Woman of Steel
A Minneapolis metalsmith with a contemporary twist
By Megan Kaplan ~ Midwest Home Magazine - April 2008
Every blacksmith is naturally drawn to steel yards. But Minneapolis artist Marcia McEachron took it a step further. “I moved to Northeast because I wanted to be near the yard,” says the 61-year-old metalsmith who began manipulating steel nearly 30 years ago. “It’s so convenient.”
Convenience tends to be at a premium when metal is your medium. Just consider the storage, transportation, and physical strength it takes to work with hundreds of pounds of steel. “My rule is any sculpture bigger than I am is sent to the metal fabricator,” says McEachron, who collaborates with Linders Specialty Company in St. Paul to build her giant public sculptures. The partnership has produced the whimsical, green prehistoric-size leaves that serve as bus shelters at University and Fairview in St. Paul, and Nicollet and 60th in Minneapolis, as well as the public commission she’s currently working on, a 9-foot-tall stainless steel pinecone that will glimmer from the center of a stone path maze in Edina’s Centennial Lakes Park. McEachron, an avid hiker, says she finds “tremendous meaning” in nature’s humble forms.
Growing up in Milwaukee as an only child to a single working mother, McEachron had to find ways to entertain herself. She filled her days with sketching—a passion that led her to the University of Wisconsin–Milwaukee, where she earned the school’s first drawing and painting degree in 1970. After graduating, she spent eight years working in arts administration at the Minneapolis Institute of Arts and the Minneapolis American Indian Center before stumbling upon what would become her life’s work.
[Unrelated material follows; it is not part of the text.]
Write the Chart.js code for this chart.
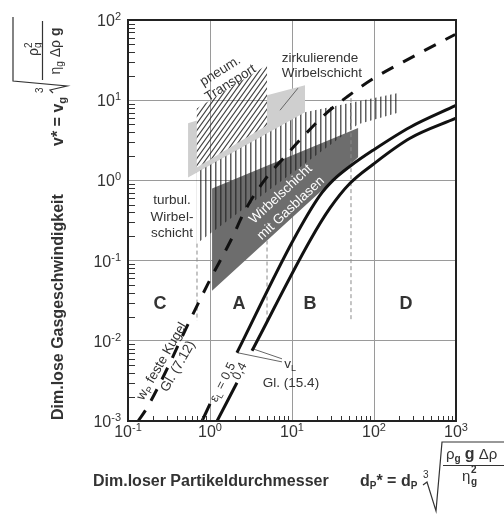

“One day in 1978, I walked into a blacksmith shop in Uptown and there was this guy working the metal,” says McEachron. “He was teaching classes, so I signed up.” Tool by tool, apprenticeship by apprenticeship, McEachron hammered away at the age-old craft, gradually gaining recognition in the public and private spheres for her contemporary spin on hand-forged steel furniture and art.
Marcia McEachron’s Pinecone is the focus of this Public Art Profiles installment.
The piece that marked a turning point in her progression was Rainbow Horse, which she crafted in 1981 out of curved steel and wheels. “I couldn’t let go of that one,” she says of the graceful sculpture that stands sentinel in her front yard. “It was the first time I started working with found objects; in that hunk of curved steel I saw a horse.”
Incorporating found objects is now a hallmark of her metalwork. McEachron used old tractor seats to create boardroom chairs for John Deere. She also created a mural cast in steel that illustrates the history of the Model T and A with parts from the old cars for the lobby of the Ford Centre in Minneapolis, where she was an artist-in-residence for 15 years.
In McEachron’s garage, which serves as her studio, obscure equipment, unfinished sculptures, and piles of metal jockey for space. “It’s pretty unglamorous,” McEachron says with a sly smile, squishing her formidable Sci-Fi-style welding helmet over her grey-brown bob. She points out the forge—which she built herself—that heats her steel up to 2,000 degrees so she can shape it with her 100-year-old power hammer.
“Everything in here has an idea behind it,” McEachron says, as she slows the hammer down, coaxing it with a firm “Come on baby.” “To some, it probably looks like a junk pile. But to me, it’s solid gold.”